The normal operating temperature regime of NaS cells during discharge/charge cycles is in the range of 300oC to 350oC. The NaS batteries use hazardous materials including metallic sodium, which is combustible if exposed to water. Therefore, construction of NaS batteries includes airtight, double-walled stainless-steel enclosures that contain the series-parallel arrays of NaS cells. Each cell is hermetically sealed and surrounded with sand both to anchor the cells and to mitigate fire.
The sodium, sulphur, beta- alumina ceramic electrolyte, and sulphur polysulfide components of the battery are disposed of by routine industrial processes or recycled at the end of the NaS battery life.
Other safety features include fused electrical isolation and a battery management system that monitors cell block voltages and temperature.
Lead Acid Battery
Lead Acid Batteries are reliable and cheap.
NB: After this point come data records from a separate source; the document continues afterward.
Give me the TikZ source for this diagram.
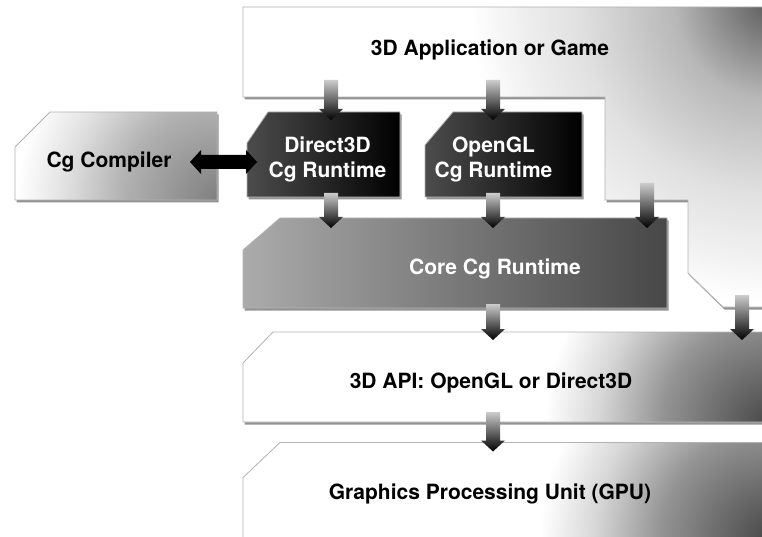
\documentclass[tikz,border=0pt]{standalone}
\usepackage{fontspec}
\setmainfont{TeX Gyre Heros}
\usetikzlibrary{shadows, calc, positioning}

\pgfdeclareradialshading{layercorner}{\pgfpoint{0bp}{0bp}}{color(0bp)=(black!72);
  color(12bp)=(black!42); color(19bp)=(black!16); color(25bp)=(white); color(50bp)=(white)}
\pgfdeclareradialshading{appcorner}{\pgfpoint{0bp}{0bp}}{color(0bp)=(black!64);
  color(8bp)=(black!28); color(16bp)=(black!12); color(21bp)=(black!6); color(25bp)=(white);
  color(50bp)=(white)}
\pgfdeclareradialshading{compcorner}{\pgfpoint{0bp}{0bp}}{color(0bp)=(black!50);
  color(12bp)=(black!30); color(19bp)=(black!12); color(25bp)=(white); color(50bp)=(white)}

% outline of a chamfered layer round a frame node
\def\layerpath#1#2#3{($(#1.north west)+(0,#3)$) -- ($(#1.north west)+(#2,0)$)
  -- (#1.north east) -- (#1.south east) -- (#1.south west) -- cycle}
\def\apppath{(243,7) -- (775,7) -- (775,307) -- (723,307) -- (688,273) -- (688,200)
  -- (605,200) -- (605,97) -- (243,97) -- cycle}
% white layer darkening towards one corner
\newcommand\lightlayer[6]{%
  \fill[white, layershadow] \layerpath{#1}{#2}{#3};
  \begin{scope}
    \clip \layerpath{#1}{#2}{#3};
    \shade[shading=#6] #4 circle (#5);
  \end{scope}
  \draw[layerline] \layerpath{#1}{#2}{#3};}
% block arrow, top point -> tip
\newcommand\flowarrow[2]{%
  \shade[top color=black!20, middle color=black!75, bottom color=black]
    let \p1=#1, \p2=#2 in
    (\x2-7pt,\y1) -- (\x2+7pt,\y1) -- (\x2+7pt,\y2+11pt) -- (\x2+12pt,\y2+11pt)
    -- (\x2,\y2) -- (\x2-12pt,\y2+11pt) -- (\x2-7pt,\y2+11pt) -- cycle;}
% double block arrow, left tip <-> right tip
\newcommand\swaparrow[2]{%
  \shade[left color=black, middle color=black!45, right color=black]
    let \p1=#1, \p2=#2 in
    (\x1,\y1) -- (\x1+11pt,\y1+12pt) -- (\x1+11pt,\y1+7pt) -- (\x2-11pt,\y1+7pt)
    -- (\x2-11pt,\y1+12pt) -- (\x2,\y1) -- (\x2-11pt,\y1-12pt) -- (\x2-11pt,\y1-7pt)
    -- (\x1+11pt,\y1-7pt) -- (\x1+11pt,\y1-12pt) -- cycle;}

\begin{document}
\begin{tikzpicture}[x=1pt, y=-1pt, font=\bfseries\fontsize{21}{25}\selectfont,
    frame/.style={rectangle, inner sep=0pt, outer sep=0pt},
    layershadow/.style={drop shadow={shadow xshift=1.5pt, shadow yshift=-2.5pt, opacity=.85}},
    layerline/.style={draw=black!30, line width=.8pt},
    darkfill/.style={left color=black!70, right color=black},
    lighttext/.style={text=white, align=center},
    darktext/.style={text=black, align=center}]
  \useasboundingbox (0,0) rectangle (762,537);

  % 3D application (irregular outline)
  \fill[white, layershadow] \apppath;
  \begin{scope}
    \clip \apppath;
    \shade[shading=appcorner] (770,2) circle (300);
  \end{scope}
  \draw[layerline] \apppath;
  \coordinate (appedge) at (243,97);
  \coordinate (appstep) at (605,200);
  \coordinate (appdrop) at (723,307);
  \node[darktext] (app) at (490,50) {3D Application or Game};

  % layers
  \node[frame, minimum width=202pt, minimum height=88pt] (comp) at (116,156) {};
  \node[frame, minimum width=153pt, minimum height=85pt] (d3d) at (323.5,154.5) {};
  \node[frame, minimum width=157pt, minimum height=85pt] (ogl) at (503.5,154.5) {};
  \node[frame, minimum width=424pt, minimum height=90pt] (core) at (455,263) {};
  \node[frame, minimum width=532pt, minimum height=90pt] (api) at (509,377) {};
  \node[frame, minimum width=532pt, minimum height=95pt] (gpu) at (509,490) {};

  \lightlayer{comp}{35}{35}{(comp.south east)}{200}{compcorner}
  \shade[layerline, layershadow, darkfill] \layerpath{d3d}{21}{31};
  \shade[layerline, layershadow, darkfill] \layerpath{ogl}{28}{33};
  \shade[layerline, layershadow, left color=black!33, right color=black!72] \layerpath{core}{37}{32};
  \lightlayer{api}{30}{31}{(770,425)}{225}{layercorner}
  \lightlayer{gpu}{37}{35}{(770,540)}{230}{layercorner}

  \node[darktext] at ($(comp.center)+(-7,6)$) {Cg Compiler};
  \node[lighttext] at ($(d3d.center)+(4,5)$) {Direct3D\\Cg Runtime};
  \node[lighttext] at ($(ogl.center)+(-10,5)$) {OpenGL\\Cg Runtime};
  \node[lighttext] at ($(core.center)+(40,6)$) {Core Cg Runtime};
  \node[darktext] at ($(api.center)+(-18,6)$) {3D API: OpenGL or Direct3D};
  \node[darktext] at ($(gpu.center)+(-19,4)$) {Graphics Processing Unit (GPU)};

  % arrow columns
  \coordinate (colA) at (331,0);
  \coordinate (colB) at (493,0);
  \coordinate (colC) at (647,0);
  \coordinate (colD) at (742,0);

  \flowarrow{($(colA |- appedge)+(0,-17)$)}{($(colA |- d3d.north)+(0,8)$)}
  \flowarrow{($(colB |- appedge)+(0,-17)$)}{($(colB |- ogl.north)+(0,8)$)}
  \flowarrow{($(colA |- d3d.south)+(0,-4)$)}{($(colA |- core.north)+(0,10)$)}
  \flowarrow{($(colB |- ogl.south)+(0,-4)$)}{($(colB |- core.north)+(0,10)$)}
  \flowarrow{($(colC |- appstep)+(0,-17)$)}{($(colC |- core.north)+(0,10)$)}
  \flowarrow{($(colB |- core.south)+(0,-4)$)}{($(colB |- api.north)+(0,8)$)}
  \flowarrow{($(colD |- appdrop)+(0,-12)$)}{($(colD |- api.north)+(0,8)$)}
  \flowarrow{($(colB |- api.south)+(0,-10)$)}{($(colB |- gpu.north)+(0,9)$)}
  \swaparrow{($(comp.east)+(-27,6)$)}{($(d3d.west)+(10,6)$)}
\end{tikzpicture}
\end{document}
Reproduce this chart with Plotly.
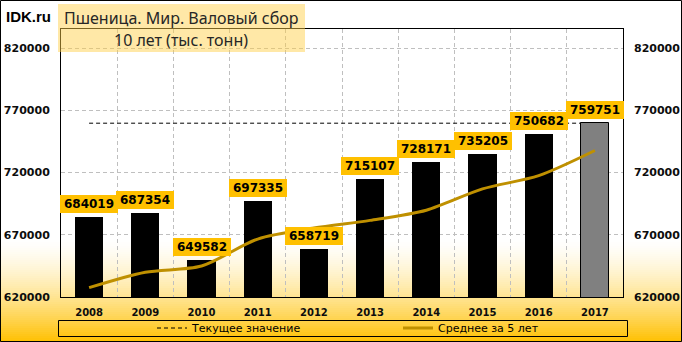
import plotly.graph_objects as go

# ---- data ----
years = [2008, 2009, 2010, 2011, 2012, 2013, 2014, 2015, 2016, 2017]
year_labels = [str(y) for y in years]
values = [684019, 687354, 649582, 697335, 658719, 715107, 728171, 735205, 750682, 759751]
avg5 = [627500, 639900, 644900, 666600, 675402, 681619, 689783, 706907, 717577, 737783]
current_value = 759751
title_line1 = "Пшеница. Мир. Валовый сбор"
title_line2 = "10 лет (тыс. тонн)"
legend_current = "Текущее значение"
legend_avg = "Среднее за 5 лет"
brand = "IDK.ru"

# ---- geometry helpers ----
W, H = 682, 342
L, R, T, B = 61, 59, 29, 45
pw, ph = W - L - R, H - T - B


def px(x):
    return (x - L) / pw


def py(y):
    return (H - B - y) / ph


YMIN, YMAX = 620000, 835500
bar_w = 0.5
gold = "#FFC000"
line_gold = "#BF9000"
grid_c = "#BFBFBF"

bar_colors = ["#000000"] * (len(years) - 1) + ["#808080"]
bar_lw = [0] * (len(years) - 1) + [1]

fig = go.Figure()
fig.add_trace(go.Bar(
    x=years, y=values, width=bar_w,
    marker=dict(color=bar_colors, line=dict(color="black", width=bar_lw)),
    showlegend=False, hoverinfo="skip",
))
fig.add_trace(go.Scatter(
    x=[years[0], years[-1] - bar_w / 2], y=[current_value, current_value],
    mode="lines", line=dict(color="black", width=1, dash="4px,3px"),
    name=legend_current, legend="legend",
))
fig.add_trace(go.Scatter(
    x=years, y=avg5, mode="lines", yaxis="y2",
    line=dict(color=line_gold, width=3, shape="spline", smoothing=0.8),
    name=legend_avg, legend="legend2",
))

shapes = []
# background gradient (white -> gold) in lower part of figure
g_top, g_bot = 238, 342
n = 52
for i in range(n):
    y0 = g_top + (g_bot - g_top) * i / n
    y1 = g_top + (g_bot - g_top) * (i + 1) / n
    t = ((i + 0.5) / n) ** 1.5
    r = 255
    g = round(255 - t * (255 - 192))
    b = round(255 - t * 255)
    shapes.append(dict(type="rect", xref="paper", yref="paper",
                       x0=px(0), x1=px(W), y0=py(y1), y1=py(y0),
                       fillcolor=f"rgb({r},{g},{b})", line=dict(width=0),
                       layer="below"))
# title box
shapes.append(dict(type="rect", xref="paper", yref="paper",
                   x0=px(58), x1=px(305), y0=py(52), y1=py(4),
                   fillcolor="rgba(255,206,72,0.48)", line=dict(width=0),
                   layer="above"))
# legend box
shapes.append(dict(type="rect", xref="paper", yref="paper",
                   x0=px(58.5), x1=px(627.5), y0=py(336.5), y1=py(320.5),
                   fillcolor="rgba(0,0,0,0)", line=dict(color="black", width=1),
                   layer="above"))
# outer frame
shapes.append(dict(type="rect", xref="paper", yref="paper",
                   x0=px(0.5), x1=px(W - 0.5), y0=py(H - 0.5), y1=py(0.5),
                   fillcolor="rgba(0,0,0,0)", line=dict(color="black", width=1),
                   layer="above"))

annotations = []
for yr, v in zip(years, values):
    annotations.append(dict(
        x=yr, y=v, xref="x", yref="y", text=f"{v}", showarrow=False,
        yanchor="bottom", xanchor="center", yshift=4,
        bgcolor=gold, borderpad=2, borderwidth=0, width=54,
        font=dict(family="DejaVu Sans", size=12, color="black", weight="bold"),
    ))
annotations.append(dict(
    x=px(181), y=py(18), xref="paper", yref="paper", text=title_line1,
    showarrow=False, xanchor="center", yanchor="middle",
    font=dict(family="Noto Sans", size=16, color="#262626"),
))
annotations.append(dict(
    x=px(181), y=py(40), xref="paper", yref="paper", text=title_line2,
    showarrow=False, xanchor="center", yanchor="middle",
    font=dict(family="Noto Sans", size=16, color="#262626"),
))
annotations.append(dict(
    x=px(4), y=py(16), xref="paper", yref="paper", text=brand,
    showarrow=False, xanchor="left", yanchor="middle",
    font=dict(family="Liberation Sans", size=15, color="black", weight="bold"),
))

tickfont_y = dict(family="DejaVu Sans", size=11, color="#0d0d0d", weight="bold")
tickfont_x = dict(family="DejaVu Sans", size=10, color="#0d0d0d", weight="bold")
legfont = dict(family="DejaVu Sans", size=11, color="black")

fig.update_layout(
    width=W, height=H,
    margin=dict(l=L, r=R, t=T, b=B, pad=0, autoexpand=False),
    paper_bgcolor="white", plot_bgcolor="rgba(0,0,0,0)",
    bargap=0,
    xaxis=dict(
        range=[years[0] - 0.5, years[-1] + 0.5], tickmode="array",
        tickvals=years, ticktext=year_labels, tickfont=tickfont_x,
        showgrid=False, zeroline=False, showline=True, linecolor="black",
        linewidth=1, mirror=True, ticks="", ticklabelstandoff=6,
        minor=dict(tickmode="array", tickvals=[y + 0.5 for y in years[:-1]],
                   showgrid=True, gridcolor=grid_c, griddash="4px,3px",
                   gridwidth=1, ticks=""),
    ),
    yaxis=dict(
        range=[YMIN, YMAX], tick0=YMIN, dtick=50000, tickformat="d",
        tickfont=tickfont_y, showgrid=True, gridcolor=grid_c,
        griddash="4px,3px", gridwidth=1, zeroline=False, showline=True,
        linecolor="black", linewidth=1, mirror=True, ticks="",
        ticklabelstandoff=8,
    ),
    yaxis2=dict(
        range=[YMIN, YMAX], tick0=YMIN, dtick=50000, tickformat="d",
        tickfont=tickfont_y, overlaying="y", side="right", showgrid=False,
        zeroline=False, showline=False, ticks="", ticklabelstandoff=10,
    ),
    legend=dict(x=px(152), y=py(328), xanchor="left", yanchor="middle",
                orientation="h", bgcolor="rgba(0,0,0,0)", borderwidth=0,
                font=legfont),
    legend2=dict(x=px(398), y=py(328), xanchor="left", yanchor="middle",
                 orientation="h", bgcolor="rgba(0,0,0,0)", borderwidth=0,
                 font=legfont),
    shapes=shapes,
    annotations=annotations,
)

fig.write_html("out.html")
Multiple deep-cycle lead-acid batteries can provide a steady current over a long time period. They are connected together to form a battery bank. They can provide up to 1MW power to backup wind farm power generation.
Disadvantages: One disadvantage of lead acid battery is that during discharge, the acid will react with electrodes to form lead sulphate, and when the chemical process is reversed during recharging, some of the lead sulphate does not re-dissolve. This will weaken the battery. The greater the depth of discharge, the more the battery is weakened.
Lead-acid batteries contain sulphuric acid and large amounts of lead. They are highly corrosive and can produce a range of adverse health effects particularly in children.
The harmful substances can permeate into the soil, ground water and surface water through landfills.
The importance of recycling the used lead acid battery is big, and the process is among the most complicated.
For solid state batteries, the replacement would mean the removal of a container and replacement with a new battery. The operational lifetime of the solid state battery is 3-12 years for a lead-acid battery
Disposal of lead-acid batteries is an important part of the life cycle. The environmental and safety hazards associated with lead require a number of regulations concerning the handling and disposal of lead-acid batteries. Lead-acid batteries are among the most recycled products in the world. Old batteries are accepted by lead-acid manufacturers for recycling. Batteries are separated into their component parts. The lead plates and grids are smelted to purify the lead for use in new batteries. Acid electrolyte is neutralized, scrubbed to remove dissolved lead, and released into the environment. Other component parts such as plastic and metal casings are also recycled. Any materials that are replaced should be appropriately handled and sent to a registered hazardous landfill site.